● **Supplied data**
Begin

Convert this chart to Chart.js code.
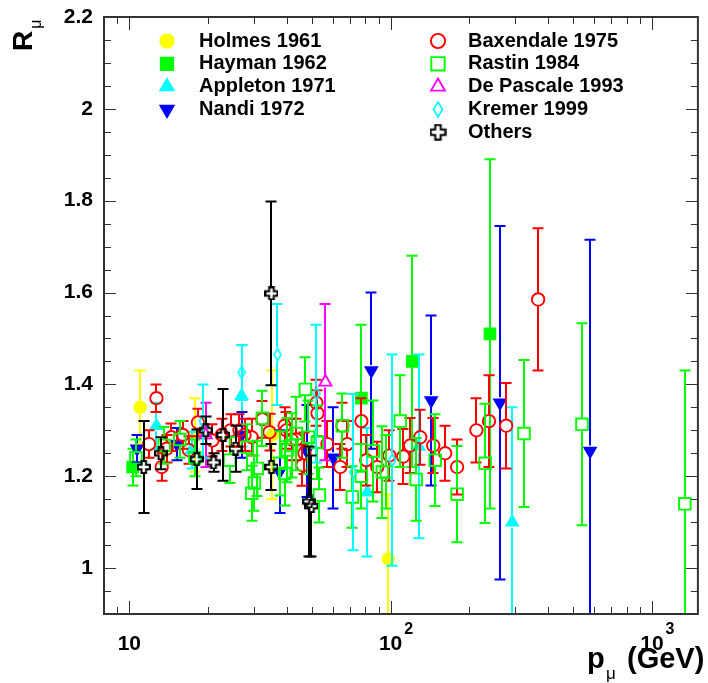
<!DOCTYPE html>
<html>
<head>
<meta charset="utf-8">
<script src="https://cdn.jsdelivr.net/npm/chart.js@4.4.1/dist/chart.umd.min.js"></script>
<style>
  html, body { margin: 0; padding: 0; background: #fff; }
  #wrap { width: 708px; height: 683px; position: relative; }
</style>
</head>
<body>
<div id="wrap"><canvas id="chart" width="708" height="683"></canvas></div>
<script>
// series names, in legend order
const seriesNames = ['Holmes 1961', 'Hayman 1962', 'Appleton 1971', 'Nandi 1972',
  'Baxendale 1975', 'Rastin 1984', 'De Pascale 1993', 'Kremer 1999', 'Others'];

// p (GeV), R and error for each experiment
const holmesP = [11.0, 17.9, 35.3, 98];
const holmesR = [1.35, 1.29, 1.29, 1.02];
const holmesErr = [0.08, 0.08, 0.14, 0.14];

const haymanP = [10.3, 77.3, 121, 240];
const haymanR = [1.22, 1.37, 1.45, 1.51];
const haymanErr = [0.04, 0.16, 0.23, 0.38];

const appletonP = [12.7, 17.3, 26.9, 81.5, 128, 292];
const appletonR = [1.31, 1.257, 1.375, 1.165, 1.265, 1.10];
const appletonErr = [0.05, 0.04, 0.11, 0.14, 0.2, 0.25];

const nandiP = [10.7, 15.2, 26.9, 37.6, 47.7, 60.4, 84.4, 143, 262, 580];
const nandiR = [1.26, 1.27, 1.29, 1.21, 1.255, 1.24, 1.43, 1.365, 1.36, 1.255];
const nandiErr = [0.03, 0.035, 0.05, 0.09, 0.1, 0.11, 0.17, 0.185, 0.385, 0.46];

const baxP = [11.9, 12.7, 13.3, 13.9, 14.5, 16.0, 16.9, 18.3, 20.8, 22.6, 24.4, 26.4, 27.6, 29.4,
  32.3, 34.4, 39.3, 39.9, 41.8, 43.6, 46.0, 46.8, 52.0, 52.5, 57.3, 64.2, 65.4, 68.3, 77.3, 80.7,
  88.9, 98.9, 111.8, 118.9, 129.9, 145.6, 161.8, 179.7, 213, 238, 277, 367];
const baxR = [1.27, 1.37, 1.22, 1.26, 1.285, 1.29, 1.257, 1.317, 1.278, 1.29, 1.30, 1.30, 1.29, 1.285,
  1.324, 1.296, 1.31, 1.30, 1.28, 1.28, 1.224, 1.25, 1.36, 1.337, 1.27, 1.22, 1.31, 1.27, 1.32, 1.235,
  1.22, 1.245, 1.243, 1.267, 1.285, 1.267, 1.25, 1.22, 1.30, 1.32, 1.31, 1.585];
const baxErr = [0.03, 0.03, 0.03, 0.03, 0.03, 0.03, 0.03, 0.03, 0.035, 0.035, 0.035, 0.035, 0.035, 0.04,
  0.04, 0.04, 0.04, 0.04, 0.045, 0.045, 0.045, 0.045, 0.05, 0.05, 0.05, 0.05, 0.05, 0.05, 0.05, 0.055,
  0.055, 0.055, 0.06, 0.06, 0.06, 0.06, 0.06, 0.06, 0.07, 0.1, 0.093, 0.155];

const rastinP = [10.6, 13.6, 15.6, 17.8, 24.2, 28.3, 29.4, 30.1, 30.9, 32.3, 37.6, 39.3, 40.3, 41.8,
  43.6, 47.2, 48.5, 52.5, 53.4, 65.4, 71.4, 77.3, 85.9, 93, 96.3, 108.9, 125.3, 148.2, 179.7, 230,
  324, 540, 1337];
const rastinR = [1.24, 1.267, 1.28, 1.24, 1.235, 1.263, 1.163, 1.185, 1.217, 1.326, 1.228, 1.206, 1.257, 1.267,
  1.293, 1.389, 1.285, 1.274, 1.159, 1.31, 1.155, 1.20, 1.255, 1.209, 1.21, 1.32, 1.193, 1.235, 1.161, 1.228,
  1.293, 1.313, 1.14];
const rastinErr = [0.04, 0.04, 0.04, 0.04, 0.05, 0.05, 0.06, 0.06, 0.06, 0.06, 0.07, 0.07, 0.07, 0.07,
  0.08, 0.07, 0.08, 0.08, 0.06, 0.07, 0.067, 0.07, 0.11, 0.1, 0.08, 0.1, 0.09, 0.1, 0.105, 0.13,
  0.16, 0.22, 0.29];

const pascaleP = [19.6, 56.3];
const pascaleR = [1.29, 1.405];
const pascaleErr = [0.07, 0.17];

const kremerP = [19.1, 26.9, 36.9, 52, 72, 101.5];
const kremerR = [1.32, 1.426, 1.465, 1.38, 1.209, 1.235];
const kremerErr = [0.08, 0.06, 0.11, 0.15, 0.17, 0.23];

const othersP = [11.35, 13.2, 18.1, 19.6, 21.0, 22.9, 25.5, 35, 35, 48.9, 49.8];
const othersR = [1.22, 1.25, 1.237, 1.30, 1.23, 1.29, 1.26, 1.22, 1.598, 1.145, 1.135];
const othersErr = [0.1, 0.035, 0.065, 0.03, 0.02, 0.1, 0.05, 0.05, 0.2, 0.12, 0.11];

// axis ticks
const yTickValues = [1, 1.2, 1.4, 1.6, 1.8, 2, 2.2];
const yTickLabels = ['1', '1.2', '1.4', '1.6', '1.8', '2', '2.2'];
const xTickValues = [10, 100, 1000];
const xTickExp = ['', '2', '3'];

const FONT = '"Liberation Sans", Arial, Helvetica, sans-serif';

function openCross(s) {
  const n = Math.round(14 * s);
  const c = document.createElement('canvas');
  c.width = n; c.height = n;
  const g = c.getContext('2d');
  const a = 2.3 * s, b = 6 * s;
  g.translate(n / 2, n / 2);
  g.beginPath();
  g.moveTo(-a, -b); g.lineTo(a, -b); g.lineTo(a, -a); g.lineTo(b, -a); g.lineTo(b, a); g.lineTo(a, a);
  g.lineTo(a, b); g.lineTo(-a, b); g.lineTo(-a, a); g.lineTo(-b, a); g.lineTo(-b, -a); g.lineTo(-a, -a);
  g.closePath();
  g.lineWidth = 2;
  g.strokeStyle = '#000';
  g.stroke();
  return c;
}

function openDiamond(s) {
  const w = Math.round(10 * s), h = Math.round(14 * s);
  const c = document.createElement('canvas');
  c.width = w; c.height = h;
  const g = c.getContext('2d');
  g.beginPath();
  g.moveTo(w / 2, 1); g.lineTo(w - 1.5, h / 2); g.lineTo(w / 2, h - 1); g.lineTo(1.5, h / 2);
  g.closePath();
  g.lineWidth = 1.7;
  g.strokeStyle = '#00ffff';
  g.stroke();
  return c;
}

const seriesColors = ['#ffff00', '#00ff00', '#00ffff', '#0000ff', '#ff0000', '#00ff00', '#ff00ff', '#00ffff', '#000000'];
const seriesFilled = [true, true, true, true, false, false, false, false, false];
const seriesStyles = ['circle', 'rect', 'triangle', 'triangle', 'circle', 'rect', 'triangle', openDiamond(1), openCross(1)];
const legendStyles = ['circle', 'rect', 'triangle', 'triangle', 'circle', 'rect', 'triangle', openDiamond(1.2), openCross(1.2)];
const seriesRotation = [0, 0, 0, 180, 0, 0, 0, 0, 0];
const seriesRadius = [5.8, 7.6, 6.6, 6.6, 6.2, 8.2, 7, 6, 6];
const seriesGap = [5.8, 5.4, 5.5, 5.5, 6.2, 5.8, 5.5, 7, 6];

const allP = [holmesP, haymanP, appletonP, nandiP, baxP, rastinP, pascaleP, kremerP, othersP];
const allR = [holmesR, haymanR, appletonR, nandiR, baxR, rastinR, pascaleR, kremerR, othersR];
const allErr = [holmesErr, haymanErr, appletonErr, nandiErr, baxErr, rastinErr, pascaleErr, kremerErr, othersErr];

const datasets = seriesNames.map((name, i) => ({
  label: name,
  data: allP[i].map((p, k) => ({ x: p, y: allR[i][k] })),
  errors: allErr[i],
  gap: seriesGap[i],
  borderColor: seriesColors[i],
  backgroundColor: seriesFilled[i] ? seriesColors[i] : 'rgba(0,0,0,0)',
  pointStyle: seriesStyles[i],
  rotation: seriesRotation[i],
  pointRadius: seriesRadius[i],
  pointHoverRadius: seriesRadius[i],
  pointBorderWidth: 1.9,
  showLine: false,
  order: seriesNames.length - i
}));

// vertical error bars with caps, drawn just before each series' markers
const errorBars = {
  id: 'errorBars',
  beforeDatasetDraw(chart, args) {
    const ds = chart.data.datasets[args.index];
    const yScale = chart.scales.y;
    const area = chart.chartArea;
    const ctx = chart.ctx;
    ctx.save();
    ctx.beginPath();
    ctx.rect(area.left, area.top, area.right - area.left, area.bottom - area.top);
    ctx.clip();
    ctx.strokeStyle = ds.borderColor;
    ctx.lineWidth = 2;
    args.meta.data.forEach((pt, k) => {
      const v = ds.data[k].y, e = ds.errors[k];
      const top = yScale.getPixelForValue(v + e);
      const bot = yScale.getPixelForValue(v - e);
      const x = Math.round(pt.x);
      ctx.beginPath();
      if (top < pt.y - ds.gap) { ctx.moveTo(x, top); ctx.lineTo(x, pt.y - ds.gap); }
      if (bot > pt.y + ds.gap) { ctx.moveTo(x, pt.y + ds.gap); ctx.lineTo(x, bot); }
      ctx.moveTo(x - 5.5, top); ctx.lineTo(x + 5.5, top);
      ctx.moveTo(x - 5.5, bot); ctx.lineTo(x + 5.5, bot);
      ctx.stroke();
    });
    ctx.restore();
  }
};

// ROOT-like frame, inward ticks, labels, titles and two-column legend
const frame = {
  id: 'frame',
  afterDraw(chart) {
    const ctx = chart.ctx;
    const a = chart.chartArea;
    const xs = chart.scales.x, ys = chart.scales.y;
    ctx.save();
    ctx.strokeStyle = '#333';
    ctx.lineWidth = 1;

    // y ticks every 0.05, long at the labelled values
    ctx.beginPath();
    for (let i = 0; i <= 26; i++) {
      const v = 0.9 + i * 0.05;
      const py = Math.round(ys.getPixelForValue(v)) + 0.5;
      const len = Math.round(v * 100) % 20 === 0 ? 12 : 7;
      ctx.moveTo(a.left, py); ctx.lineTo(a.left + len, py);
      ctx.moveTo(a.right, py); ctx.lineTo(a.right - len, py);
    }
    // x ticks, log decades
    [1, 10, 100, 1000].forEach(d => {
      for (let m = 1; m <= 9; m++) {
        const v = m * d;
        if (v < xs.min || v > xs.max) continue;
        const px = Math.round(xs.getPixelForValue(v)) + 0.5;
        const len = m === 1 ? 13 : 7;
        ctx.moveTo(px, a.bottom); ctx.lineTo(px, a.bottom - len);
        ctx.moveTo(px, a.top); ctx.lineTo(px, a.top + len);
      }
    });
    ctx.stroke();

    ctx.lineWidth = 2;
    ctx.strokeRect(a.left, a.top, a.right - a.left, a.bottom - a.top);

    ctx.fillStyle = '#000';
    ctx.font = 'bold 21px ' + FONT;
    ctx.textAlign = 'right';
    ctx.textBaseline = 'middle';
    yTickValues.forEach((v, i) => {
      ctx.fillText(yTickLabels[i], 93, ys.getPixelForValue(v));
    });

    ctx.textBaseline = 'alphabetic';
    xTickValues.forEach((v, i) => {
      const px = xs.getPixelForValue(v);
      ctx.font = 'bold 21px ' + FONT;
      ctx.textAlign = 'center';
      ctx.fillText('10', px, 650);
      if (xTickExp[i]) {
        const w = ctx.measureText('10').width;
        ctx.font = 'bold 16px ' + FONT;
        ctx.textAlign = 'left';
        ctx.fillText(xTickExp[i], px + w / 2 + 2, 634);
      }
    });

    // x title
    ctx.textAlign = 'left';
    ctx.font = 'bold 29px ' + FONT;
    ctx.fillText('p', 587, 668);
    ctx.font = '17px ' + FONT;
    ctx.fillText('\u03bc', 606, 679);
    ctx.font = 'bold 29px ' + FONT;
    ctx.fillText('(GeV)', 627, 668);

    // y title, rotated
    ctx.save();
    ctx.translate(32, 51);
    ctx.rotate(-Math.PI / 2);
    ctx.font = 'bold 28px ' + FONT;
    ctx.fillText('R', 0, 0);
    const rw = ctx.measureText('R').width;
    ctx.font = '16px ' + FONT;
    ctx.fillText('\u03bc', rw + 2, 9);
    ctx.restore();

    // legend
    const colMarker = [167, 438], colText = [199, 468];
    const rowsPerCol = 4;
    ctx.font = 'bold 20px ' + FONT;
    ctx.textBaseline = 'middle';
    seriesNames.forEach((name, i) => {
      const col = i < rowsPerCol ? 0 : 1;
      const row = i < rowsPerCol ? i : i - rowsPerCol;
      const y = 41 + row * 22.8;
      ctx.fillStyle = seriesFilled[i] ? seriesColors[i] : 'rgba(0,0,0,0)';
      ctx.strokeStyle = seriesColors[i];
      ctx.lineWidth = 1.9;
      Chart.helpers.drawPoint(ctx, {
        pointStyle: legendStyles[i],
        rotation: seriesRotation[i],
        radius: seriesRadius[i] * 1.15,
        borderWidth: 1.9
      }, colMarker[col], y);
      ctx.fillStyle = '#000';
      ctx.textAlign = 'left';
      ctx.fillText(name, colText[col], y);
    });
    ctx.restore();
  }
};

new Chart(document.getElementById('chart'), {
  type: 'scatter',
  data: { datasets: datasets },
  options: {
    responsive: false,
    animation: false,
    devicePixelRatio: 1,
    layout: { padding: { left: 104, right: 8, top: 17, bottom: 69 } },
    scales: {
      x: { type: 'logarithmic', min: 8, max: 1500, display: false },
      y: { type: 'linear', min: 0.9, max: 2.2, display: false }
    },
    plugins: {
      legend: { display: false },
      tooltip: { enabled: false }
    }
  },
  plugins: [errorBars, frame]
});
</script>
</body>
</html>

End

● **Do this**
Starting at the top of the listing above, please restate word for word each line up to and including the one that holds "0.185, 0.385, 0.46];", omitting every image.

● **Task answer**
Convert this chart to Chart.js code.
<!DOCTYPE html>
<html>
<head>
<meta charset="utf-8">
<script src="https://cdn.jsdelivr.net/npm/chart.js@4.4.1/dist/chart.umd.min.js"></script>
<style>
  html, body { margin: 0; padding: 0; background: #fff; }
  #wrap { width: 708px; height: 683px; position: relative; }
</style>
</head>
<body>
<div id="wrap"><canvas id="chart" width="708" height="683"></canvas></div>
<script>
// series names, in legend order
const seriesNames = ['Holmes 1961', 'Hayman 1962', 'Appleton 1971', 'Nandi 1972',
  'Baxendale 1975', 'Rastin 1984', 'De Pascale 1993', 'Kremer 1999', 'Others'];

// p (GeV), R and error for each experiment
const holmesP = [11.0, 17.9, 35.3, 98];
const holmesR = [1.35, 1.29, 1.29, 1.02];
const holmesErr = [0.08, 0.08, 0.14, 0.14];

const haymanP = [10.3, 77.3, 121, 240];
const haymanR = [1.22, 1.37, 1.45, 1.51];
const haymanErr = [0.04, 0.16, 0.23, 0.38];

const appletonP = [12.7, 17.3, 26.9, 81.5, 128, 292];
const appletonR = [1.31, 1.257, 1.375, 1.165, 1.265, 1.10];
const appletonErr = [0.05, 0.04, 0.11, 0.14, 0.2, 0.25];

const nandiP = [10.7, 15.2, 26.9, 37.6, 47.7, 60.4, 84.4, 143, 262, 580];
const nandiR = [1.26, 1.27, 1.29, 1.21, 1.255, 1.24, 1.43, 1.365, 1.36, 1.255];
const nandiErr = [0.03, 0.035, 0.05, 0.09, 0.1, 0.11, 0.17, 0.185, 0.385, 0.46];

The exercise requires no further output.